%%
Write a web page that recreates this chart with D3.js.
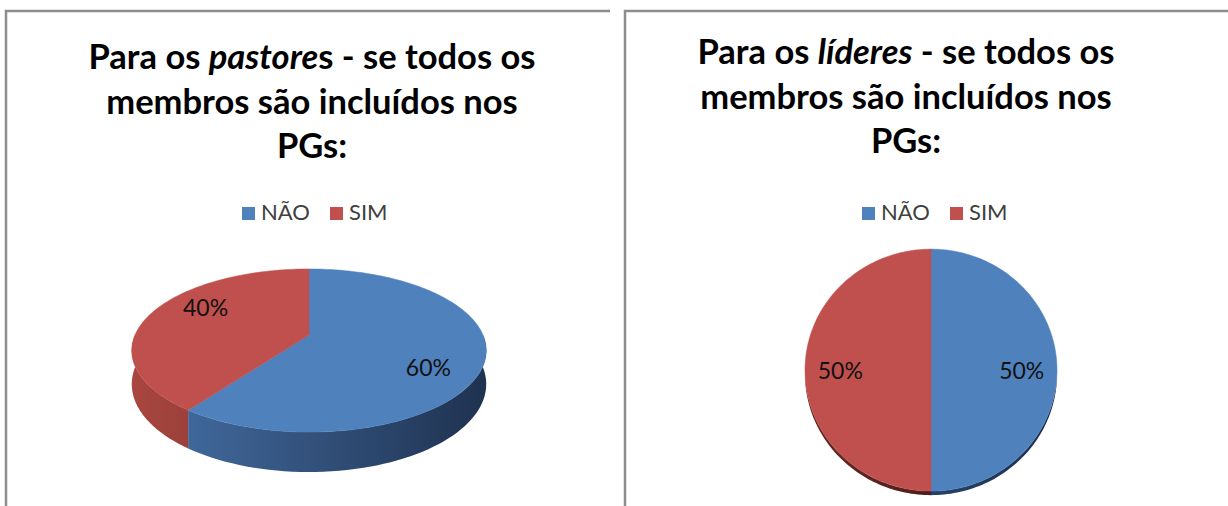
<!DOCTYPE html>
<html>
<head>
<meta charset="utf-8">
<script src="https://cdnjs.cloudflare.com/ajax/libs/d3/7.8.5/d3.min.js"></script>
<style>
  body { margin: 0; background: white; }
</style>
</head>
<body>
<div id="viz-container"></div>
<script>
// data
let categories = ["NÃO", "SIM"];
let pastoresValues = [60, 40];
let lideresValues = [50, 50];
let colors = ["#4f81bd", "#c0504d"];
let sideColors = [["#40679a", "#1f3250"], ["#a9463f", "#9c403b"]];
let rimColors = [["#27416a", "#1d2f4b"], ["#6a2a27", "#4e1e1c"]];

let viz = d3.select("#viz-container")
  .append("svg")
    .attr("font-family", "Lato, 'Open Sans', sans-serif")
    .attr("width", 1228)
    .attr("height", 506)
;

let defs = viz.append("defs");

// panel frames (left one is cut off on the right, right one runs off the page)
viz.append("path")
  .attr("d", "M6,506 V11 H610")
  .attr("fill", "none")
  .attr("stroke", "#8d8d8d")
  .attr("stroke-width", 2.5)
;
viz.append("path")
  .attr("d", "M625,506 V11 H1228")
  .attr("fill", "none")
  .attr("stroke", "#8d8d8d")
  .attr("stroke-width", 2.5)
;

// titles, line by line; italic word split into its own tspan
function drawTitle(cx, y0, lines){
  let t = viz.append("text")
    .attr("text-anchor", "middle")
    .attr("font-size", 34.5)
    .attr("font-weight", "bold")
    .attr("fill", "#000");
  lines.forEach(function(parts, i){
    let line = t.append("tspan").attr("x", cx).attr("y", y0 + i * 44.5);
    parts.forEach(function(p){
      line.append("tspan")
        .attr("font-style", p.italic ? "italic" : "normal")
        .text(p.text);
    });
  });
}

drawTitle(312, 69, [
  [{text: "Para os "}, {text: "pastore", italic: true}, {text: "s - se todos os"}],
  [{text: "membros são incluídos nos"}],
  [{text: "PGs:"}]
]);
drawTitle(906, 64, [
  [{text: "Para os "}, {text: "líderes", italic: true}, {text: " - se todos os"}],
  [{text: "membros são incluídos nos"}],
  [{text: "PGs:"}]
]);

// legends
function drawLegend(x0, y){
  let xs = d3.scalePoint().domain(categories).range([x0, x0 + 88]);
  let items = viz.selectAll(null).data(categories).enter()
    .append("g")
      .attr("transform", function(d){ return "translate(" + xs(d) + "," + y + ")"; });
  items.append("rect")
    .attr("x", 0).attr("y", -13)
    .attr("width", 13).attr("height", 13)
    .attr("fill", function(d, i){ return colors[i]; });
  items.append("text")
    .attr("x", 19).attr("y", 0)
    .attr("font-size", 22)
    .attr("fill", "#404040")
    .text(function(d){ return d; });
}
drawLegend(242, 220);
drawLegend(862, 220);

// perspective projection of a point on the unit disc (u right, v towards viewer)
function project(p, u, v, z){
  let s = p.D / (p.D - v);
  return [p.cx + p.rx * u * s, p.cy + p.ry * v * s + p.depth * z * s];
}
function pt(p, t, k, z){
  return project(p, k * Math.sin(t), -k * Math.cos(t), z);
}

let line = d3.line();

function drawPie(p, values, gid){
  let arcs = d3.pie().sort(null)(values);
  let g = viz.append("g");

  // side walls, only the front half (pi/2 .. 3pi/2) can be seen
  arcs.forEach(function(a, i){
    let t0 = Math.max(a.startAngle, Math.PI / 2);
    let t1 = Math.min(a.endAngle, 3 * Math.PI / 2);
    if (t1 <= t0) return;
    let ts = d3.range(0, 61).map(function(j){ return t0 + (t1 - t0) * j / 60; });
    let top = ts.map(function(t){ return pt(p, t, 1, 0); });
    let bottom = ts.slice().reverse().map(function(t){ return pt(p, t, 1, 1); });
    let pal = p.rim ? rimColors[i] : sideColors[i];
    let xExt = d3.extent(top, function(d){ return d[0]; });
    let grad = defs.append("linearGradient")
      .attr("id", gid + i)
      .attr("gradientUnits", "userSpaceOnUse")
      .attr("x1", xExt[0]).attr("x2", xExt[1])
      .attr("y1", 0).attr("y2", 0);
    grad.append("stop").attr("offset", 0).attr("stop-color", pal[0]);
    grad.append("stop").attr("offset", 1).attr("stop-color", pal[1]);
    g.append("path")
      .attr("d", line(top.concat(bottom)) + "Z")
      .attr("fill", "url(#" + gid + i + ")");
  });

  // top face
  arcs.forEach(function(a, i){
    let n = Math.max(8, Math.round((a.endAngle - a.startAngle) * 40));
    let ts = d3.range(0, n + 1).map(function(j){ return a.startAngle + (a.endAngle - a.startAngle) * j / n; });
    let pts = [project(p, 0, 0, 0)].concat(ts.map(function(t){ return pt(p, t, 1, 0); }));
    g.append("path")
      .attr("d", line(pts) + "Z")
      .attr("fill", colors[i])
      .attr("stroke", colors[i])
      .attr("stroke-width", 0.5);
  });

  // percentage labels
  let total = d3.sum(values);
  arcs.forEach(function(a, i){
    let mid = (a.startAngle + a.endAngle) / 2 + p.labelShift;
    let c = pt(p, mid, p.labelR, 0);
    g.append("text")
      .attr("x", c[0]).attr("y", c[1])
      .attr("text-anchor", "middle")
      .attr("dominant-baseline", "central")
      .attr("font-size", 23)
      .attr("fill", "#111")
      .text(d3.format(".0%")(values[i] / total));
  });
}

drawPie({cx: 309, cy: 335, rx: 174, ry: 78.6, D: 5.26, depth: 32.4, labelR: 0.74, labelShift: 0.22}, pastoresValues, "sideL");
drawPie({cx: 931, cy: 370, rx: 126, ry: 121, D: 1000, depth: 4, rim: true, labelR: 0.72, labelShift: 0}, lideresValues, "sideR");
</script>
</body>
</html>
%%
• **Written instruction**
Quote all the lines above exactly as given. Do not include the pictures.

• **Output of the exercise**
Write a web page that recreates this chart with D3.js.
<!DOCTYPE html>
<html>
<head>
<meta charset="utf-8">
<script src="https://cdnjs.cloudflare.com/ajax/libs/d3/7.8.5/d3.min.js"></script>
<style>
  body { margin: 0; background: white; }
</style>
</head>
<body>
<div id="viz-container"></div>
<script>
// data
let categories = ["NÃO", "SIM"];
let pastoresValues = [60, 40];
let lideresValues = [50, 50];
let colors = ["#4f81bd", "#c0504d"];
let sideColors = [["#40679a", "#1f3250"], ["#a9463f", "#9c403b"]];
let rimColors = [["#27416a", "#1d2f4b"], ["#6a2a27", "#4e1e1c"]];

let viz = d3.select("#viz-container")
  .append("svg")
    .attr("font-family", "Lato, 'Open Sans', sans-serif")
    .attr("width", 1228)
    .attr("height", 506)
;

let defs = viz.append("defs");

// panel frames (left one is cut off on the right, right one runs off the page)
viz.append("path")
  .attr("d", "M6,506 V11 H610")
  .attr("fill", "none")
  .attr("stroke", "#8d8d8d")
  .attr("stroke-width", 2.5)
;
viz.append("path")
  .attr("d", "M625,506 V11 H1228")
  .attr("fill", "none")
  .attr("stroke", "#8d8d8d")
  .attr("stroke-width", 2.5)
;

// titles, line by line; italic word split into its own tspan
function drawTitle(cx, y0, lines){
  let t = viz.append("text")
    .attr("text-anchor", "middle")
    .attr("font-size", 34.5)
    .attr("font-weight", "bold")
    .attr("fill", "#000");
  lines.forEach(function(parts, i){
    let line = t.append("tspan").attr("x", cx).attr("y", y0 + i * 44.5);
    parts.forEach(function(p){
      line.append("tspan")
        .attr("font-style", p.italic ? "italic" : "normal")
        .text(p.text);
    });
  });
}

drawTitle(312, 69, [
  [{text: "Para os "}, {text: "pastore", italic: true}, {text: "s - se todos os"}],
  [{text: "membros são incluídos nos"}],
  [{text: "PGs:"}]
]);
drawTitle(906, 64, [
  [{text: "Para os "}, {text: "líderes", italic: true}, {text: " - se todos os"}],
  [{text: "membros são incluídos nos"}],
  [{text: "PGs:"}]
]);

// legends
function drawLegend(x0, y){
  let xs = d3.scalePoint().domain(categories).range([x0, x0 + 88]);
  let items = viz.selectAll(null).data(categories).enter()
    .append("g")
      .attr("transform", function(d){ return "translate(" + xs(d) + "," + y + ")"; });
  items.append("rect")
    .attr("x", 0).attr("y", -13)
    .attr("width", 13).attr("height", 13)
    .attr("fill", function(d, i){ return colors[i]; });
  items.append("text")
    .attr("x", 19).attr("y", 0)
    .attr("font-size", 22)
    .attr("fill", "#404040")
    .text(function(d){ return d; });
}
drawLegend(242, 220);
drawLegend(862, 220);

// perspective projection of a point on the unit disc (u right, v towards viewer)
function project(p, u, v, z){
  let s = p.D / (p.D - v);
  return [p.cx + p.rx * u * s, p.cy + p.ry * v * s + p.depth * z * s];
}
function pt(p, t, k, z){
  return project(p, k * Math.sin(t), -k * Math.cos(t), z);
}

let line = d3.line();

function drawPie(p, values, gid){
  let arcs = d3.pie().sort(null)(values);
  let g = viz.append("g");

  // side walls, only the front half (pi/2 .. 3pi/2) can be seen
  arcs.forEach(function(a, i){
    let t0 = Math.max(a.startAngle, Math.PI / 2);
    let t1 = Math.min(a.endAngle, 3 * Math.PI / 2);
    if (t1 <= t0) return;
    let ts = d3.range(0, 61).map(function(j){ return t0 + (t1 - t0) * j / 60; });
    let top = ts.map(function(t){ return pt(p, t, 1, 0); });
    let bottom = ts.slice().reverse().map(function(t){ return pt(p, t, 1, 1); });
    let pal = p.rim ? rimColors[i] : sideColors[i];
    let xExt = d3.extent(top, function(d){ return d[0]; });
    let grad = defs.append("linearGradient")
      .attr("id", gid + i)
      .attr("gradientUnits", "userSpaceOnUse")
      .attr("x1", xExt[0]).attr("x2", xExt[1])
      .attr("y1", 0).attr("y2", 0);
    grad.append("stop").attr("offset", 0).attr("stop-color", pal[0]);
    grad.append("stop").attr("offset", 1).attr("stop-color", pal[1]);
    g.append("path")
      .attr("d", line(top.concat(bottom)) + "Z")
      .attr("fill", "url(#" + gid + i + ")");
  });

  // top face
  arcs.forEach(function(a, i){
    let n = Math.max(8, Math.round((a.endAngle - a.startAngle) * 40));
    let ts = d3.range(0, n + 1).map(function(j){ return a.startAngle + (a.endAngle - a.startAngle) * j / n; });
    let pts = [project(p, 0, 0, 0)].concat(ts.map(function(t){ return pt(p, t, 1, 0); }));
    g.append("path")
      .attr("d", line(pts) + "Z")
      .attr("fill", colors[i])
      .attr("stroke", colors[i])
      .attr("stroke-width", 0.5);
  });

  // percentage labels
  let total = d3.sum(values);
  arcs.forEach(function(a, i){
    let mid = (a.startAngle + a.endAngle) / 2 + p.labelShift;
    let c = pt(p, mid, p.labelR, 0);
    g.append("text")
      .attr("x", c[0]).attr("y", c[1])
      .attr("text-anchor", "middle")
      .attr("dominant-baseline", "central")
      .attr("font-size", 23)
      .attr("fill", "#111")
      .text(d3.format(".0%")(values[i] / total));
  });
}

drawPie({cx: 309, cy: 335, rx: 174, ry: 78.6, D: 5.26, depth: 32.4, labelR: 0.74, labelShift: 0.22}, pastoresValues, "sideL");
drawPie({cx: 931, cy: 370, rx: 126, ry: 121, D: 1000, depth: 4, rim: true, labelR: 0.72, labelShift: 0}, lideresValues, "sideR");
</script>
</body>
</html>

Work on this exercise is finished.